Depending on whether the delisting is voluntary or involuntary, investors can take the following steps:

  • Accept the Exit Offer: If provided, accepting the offer ensures liquidity and mitigates uncertainty.
  • Hold Shares: Investors may choose to retain shares in hope of future relisting or value recovery.
  • Sell OTC: Those wishing to exit can attempt selling through brokers who facilitate OTC trades.
  • Claim as Loss: In cases where the investment is a total loss, shareholders may claim capital loss for tax purposes.

8. Regulatory Safeguards and SEBI Guidelines (India)

In India, the Securities and Exchange Board of India (SEBI) has set out detailed rules for delisting, particularly to protect minority shareholders:

  • Reverse Book Building: In voluntary delisting, this method is used to determine the exit price based on shareholder demand.
  • Threshold Requirements: A minimum number of shareholders must agree to sell for the delisting to proceed.
  • Mandatory Disclosures: The company must disclose the rationale, procedure, and impact of delisting.

9. Real-World Examples of Delisting

  • Dell Technologies: In 2013, Dell went private via a leveraged buyout to restructure without the pressure of public markets. It later relisted in 2018.
  • Vedanta Ltd: Attempted voluntary delisting in 2020, offering shareholders a premium, though the process did not succeed due to low participation.
  • Kingfisher Airlines: Faced involuntary delisting due to financial collapse and regulatory non-compliance.

These examples highlight how different circumstances can shape delisting outcomes.


10. Delisting vs Suspension

It’s important to distinguish between suspension and delisting:

  • Suspension: A temporary halt in trading, often due to regulatory issues, pending clarifications, or corporate actions.
  • Delisting: A permanent removal from the stock exchange, following a formal process.

Suspended shares may resume trading, whereas delisted shares do not unless relisted after fulfilling criteria.


11. Potential Benefits of Delisting

From a company’s perspective, delisting can offer advantages:

  • Operational Freedom: Without quarterly reporting pressure, companies can focus on long-term strategies.
  • Cost Efficiency: Savings on listing fees, compliance, and investor relations.
  • Restructuring Opportunities: Privatization allows for internal restructuring or new capital infusion without shareholder scrutiny.

However, these benefits may come at the cost of transparency and market access.


12. Should You Be Worried as an Investor?

Delisting is not always negative. In voluntary cases, especially with a fair exit price, it can provide decent returns.

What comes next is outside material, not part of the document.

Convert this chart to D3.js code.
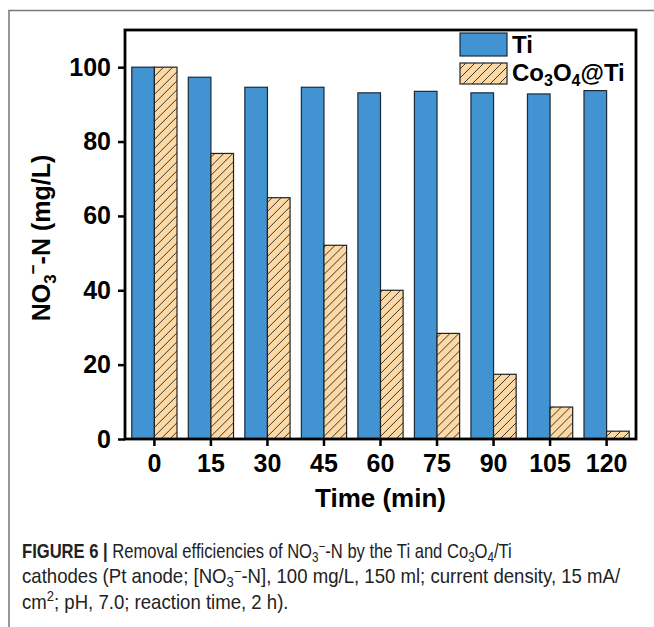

The real concern arises with involuntary delisting, which may signal deeper financial or ethical issues.

Investors should:

  • Stay updated on regulatory filings and announcements.
  • Understand the reasons for delisting.
  • Assess the credibility of the exit offer.
  • Consult with financial advisors before making decisions.

13. Conclusion

Delisting is a significant corporate event that alters the relationship between the company and its investors. While it may be a strategic move or an unfortunate consequence of non-compliance, its impact on shareholders is undeniable.

For investors, understanding the mechanics of delisting, the rights afforded under regulation, and the strategies to respond effectively is essential to protecting and maximizing their investments.

Whether you choose to exit or hold post-delisting, informed decision-making based on transparency, analysis, and professional guidance is your best asset.